The energy of our user community leads to recognition from peers. Three members of the Jefferson Lab community, Ian Balitsky (Jefferson Lab/Old Dominion University), Latifa Elouadrhiri (Jefferson Lab) and Misak Sargsian (Florida International University) became fellows of the American Physical Society, and the latter two gave talks at this meeting. Pavel Evtushenko (Jefferson Lab) and Jo Dudek (Jefferson Lab/ Old Dominion University) received DOE Early Career Awards and Jo presented some exciting calculations of the hybrid meson spectrum made using lattice QCD techniques. Awards in which the user community plays a special role are the Thesis Prize won by Xin Qian of Caltech and the Postdoctoral Prize won by Mark Dalton of University of Virginia. The descriptions of their work demonstrated clearly how appropriate were the awards. Finally, this year saw the inauguration of the biennial JSA Outstanding Nuclear Physicist award; this year it went to Bill Bertozzi of MIT who gave an entertaining presentation. All three of these awards are supported by the Jefferson Science Associates Initiatives Fund.

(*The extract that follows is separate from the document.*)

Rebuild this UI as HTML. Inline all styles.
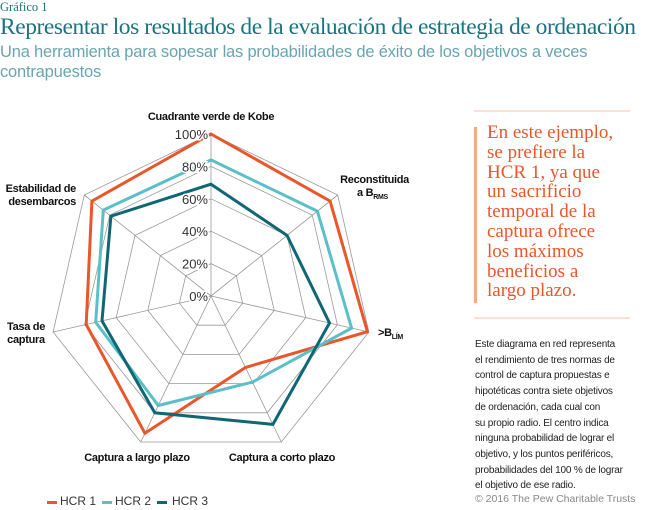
<!DOCTYPE html>
<html><head><meta charset="utf-8"><style>
body{margin:0;background:#fff;width:650px;height:510px;overflow:hidden;position:relative;font-family:"Liberation Sans",sans-serif}
.a{position:absolute;white-space:nowrap}
</style></head><body>
<div class="a" style="left:0;top:0;font-size:12.5px;color:#1a7480;font-family:'Liberation Serif',serif">Gráfico 1</div>
<div class="a" style="left:0;top:14px;font-size:23.5px;color:#1a7480;font-family:'Liberation Serif',serif;letter-spacing:-0.45px">Representar los resultados de la evaluación de estrategia de ordenación</div>
<div class="a" style="left:0;top:42px;font-size:16.5px;line-height:20px;color:#6aa4b0;white-space:normal;width:600px;letter-spacing:-0.2px">Una herramienta para sopesar las probabilidades de éxito de los objetivos a veces contrapuestos</div>

<div class="a" style="left:474px;top:110px;width:156px;height:2px;background:#fbe0d6"></div>
<div class="a" style="left:474px;top:127px;width:3px;height:176px;background:#f6a887"></div>
<div class="a" style="left:487px;top:123px;font-size:19px;line-height:19.8px;color:#e8562a;font-family:'Liberation Serif',serif">En este ejemplo,<br>se prefiere la<br>HCR 1, ya que<br>un sacrificio<br>temporal de la<br>captura ofrece<br>los máximos<br>beneficios a<br>largo plazo.</div>
<div class="a" style="left:474px;top:317px;width:156px;height:2px;background:#fbe0d6"></div>
<div class="a" style="left:475px;top:337px;font-size:10px;line-height:15.7px;color:#222;letter-spacing:-0.2px">Este diagrama en red representa<br>el rendimiento de tres normas de<br>control de captura propuestas e<br>hipotéticas contra siete objetivos<br>de ordenación, cada cual con<br>su propio radio. El centro indica<br>ninguna probabilidad de lograr el<br>objetivo, y los puntos periféricos,<br>probabilidades del 100 % de lograr<br>el objetivo de ese radio.</div>
<div class="a" style="left:475px;top:493px;font-size:10.5px;color:#888">© 2016 The Pew Charitable Trusts</div>

<svg id="s" class="a" style="left:0;top:0" width="470" height="510" font-family="Liberation Sans, sans-serif"></svg>

<div class="a" style="left:47px;top:501px;width:10px;height:3px;background:#e8562a"></div>
<div class="a" style="left:60px;top:494px;font-size:12px;color:#333">HCR 1</div>
<div class="a" style="left:102px;top:501px;width:10px;height:3px;background:#5bbfc8"></div>
<div class="a" style="left:115px;top:494px;font-size:12px;color:#333">HCR 2</div>
<div class="a" style="left:157px;top:501px;width:10px;height:3px;background:#0f6674"></div>
<div class="a" style="left:172px;top:494px;font-size:12px;color:#333">HCR 3</div>

<script>
var cx=211,cy=296,R=162,s='';
function pt(k,f){var a=(-90+360/7*k)*Math.PI/180;return [(cx+R*f*Math.cos(a)).toFixed(1),(cy+R*f*Math.sin(a)).toFixed(1)];}
for(var r=1;r<=5;r++){var p=[];for(var k=0;k<7;k++)p.push(pt(k,r/5).join(','));s+='<polygon points="'+p.join(' ')+'" fill="none" stroke="#999" stroke-width="0.8"/>';}
for(var k=0;k<7;k++){var q=pt(k,1);s+='<line x1="'+cx+'" y1="'+cy+'" x2="'+q[0]+'" y2="'+q[1]+'" stroke="#999" stroke-width="0.8"/>';}
var D=[[1,.94,.99,.49,.94,.79,.94,'#e8562a'],[.84,.84,.89,.59,.75,.73,.85,'#5bbfc8'],[.69,.60,.75,.88,.80,.69,.79,'#0f6674']];
D.forEach(function(d){var p=[];for(var k=0;k<7;k++)p.push(pt(k,d[k]).join(','));s+='<polygon points="'+p.join(' ')+'" fill="none" stroke="'+d[7]+'" stroke-width="3" stroke-linejoin="miter"/>';});
var L=['0%','20%','40%','60%','80%','100%'];
for(var i=0;i<6;i++){s+='<text x="208" y="'+(cy-i*32.4+5)+'" text-anchor="end" font-size="13" fill="#333" stroke="#fff" stroke-width="3" paint-order="stroke">'+L[i]+'</text>';}
var B='font-size="11" font-weight="bold" fill="#111" letter-spacing="-0.3"';
s+='<text x="211" y="120" text-anchor="middle" '+B+'>Cuadrante verde de Kobe</text>';
s+='<text x="409" y="183" text-anchor="end" '+B+'>Reconstituida</text>';
s+='<text x="357" y="196" '+B+'>a B<tspan font-size="7" dy="3">RMS</tspan></text>';
s+='<text x="378" y="336" '+B+'>&gt;B<tspan font-size="7" dy="3">LÍM</tspan></text>';
s+='<text x="282" y="461" text-anchor="middle" '+B+'>Captura a corto plazo</text>';
s+='<text x="137" y="461" text-anchor="middle" '+B+'>Captura a largo plazo</text>';
s+='<text x="26" y="330" text-anchor="middle" '+B+'>Tasa de</text><text x="26" y="343" text-anchor="middle" '+B+'>captura</text>';
s+='<text x="76" y="192" text-anchor="end" '+B+'>Estabilidad de</text><text x="76" y="205" text-anchor="end" '+B+'>desembarcos</text>';
document.getElementById('s').innerHTML=s;
</script>
</body></html>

This was a special year for nuclear physics at Jefferson Lab since the users group took the opportunity to host a symposium in celebration of the contributions of Larry Cardman. Larry had been Associate Laboratory Director since the mid-nineties and has strongly shaped the experimental program. Kees de Jager, Zein-Eddine Meziani and David Richards put together an extremely well thought out science program with distinguished speakers; Charlie Sinclair (ex-Jefferson Lab), Roy Holt (ANL), Mike Pennington (Jefferson Lab), Don Geesaman (ANL), Jacques Martino (IN2P3) and Costas Papanicolas (Cyprus Institute). A series of speakers at an informal reception then spoke of the weight of Larry’s contributions to the lab and to the field, and he also received recognition from the Department of Energy.

A program such as outlined above cannot be but enjoyable and interesting, at least when it is as well done as in this case. Both Bob McKeown and I spoke about the laboratory and its achievements and aspirations, and solicited user input on developing a strategic plan for the next decade and more. It is important that all our stakeholders get to play in this arena. It is in responding to these needs that the UGBOD comes into its own. We have seen the influence of the series of physics workshops in the putative electron ion collider. We also know about the discussions that take place on behalf of users to try to improve their working conditions and to improve the provisions made by the laboratory. On the Thursday of a users’ week already charged with presentations and discussions, the UGBOD met at 8:30 a.m. for a full day of discussions with laboratory management. In response to this devotion to the laboratory, I would like to thank the outgoing members and their Chair, Zein-Eddine Meziani, for all they have done. In turn, I wish Sebastian Kuhn and his team all good luck for the upcoming year.